To the Pastor of the Light-Cross Church:
A dark, silent night was a blanket to me that evening. A drive home with Questions. A tiny, distant search-light revealed in small, fleeting ways the contours of the massive cloud floating so impressively motionless. With my forehead against the upper frame of the back door, my wife reaches back from the driver’s seat with her hand for me to touch, looking to me in the rear-view. Our infant has been asleep in his car seat since I-80, and this new silence feels profound to us. In this quiet hand-touch, we know this.
She turns right instead of straight. She is doing something I often do at times like this—something different. A wander, usually. She is probably not aware of how wonderful this gesture feels to me. Especially at night. At a time like this.
I’m generally though not exactly sure where I am. It’s a comfortable kind of dislocation—enough to get you conscious, but not afraid. It has been a season of asking the hard questions; of facing fears head-on; of suspending belief and disbelief together. I have claimed to know no answers. A massive cloud, floating, motionless. I am not certain if I am the cloud, or the searching light.
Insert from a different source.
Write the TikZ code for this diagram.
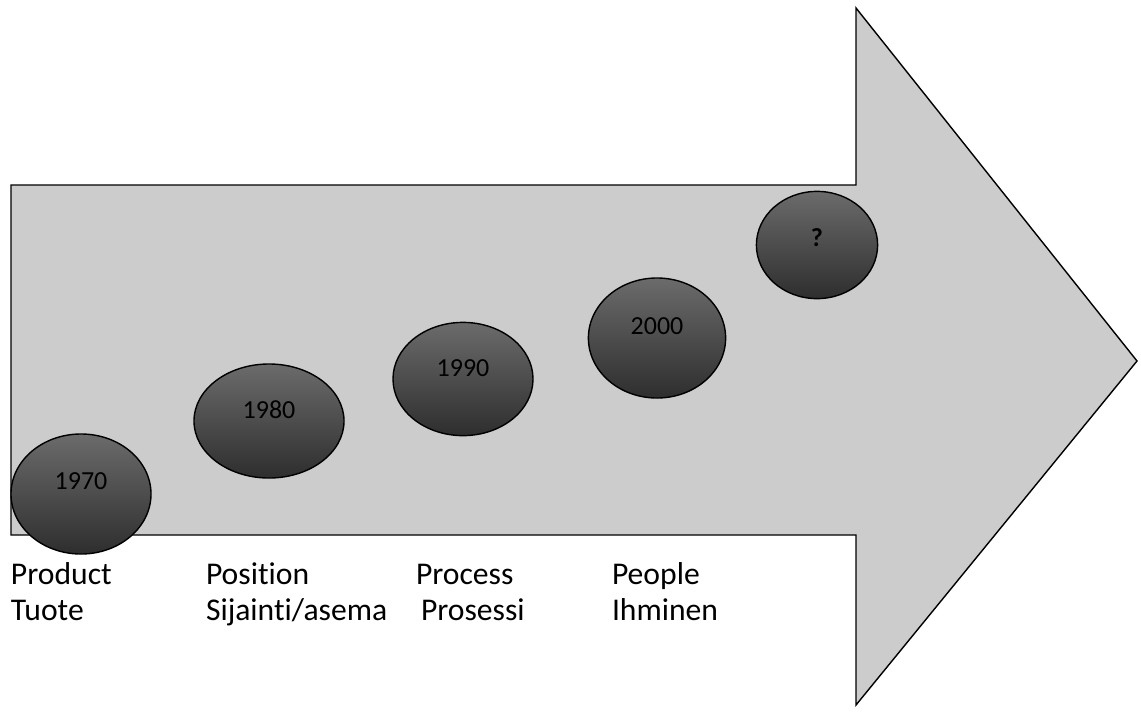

The moment is short: on a church, a Cross of light. Right now it is not what it usually is—not what it will be tomorrow. It is an object—once of wood; here, of light. A simple, geometric symbol of hope, elevated, and illumined. It is beautiful. And I am glad to have seen it.
I think of telling the Pastor of that church we just drove by, “Thank you for your Light-Cross.” Probably a letter. Maybe hand-written.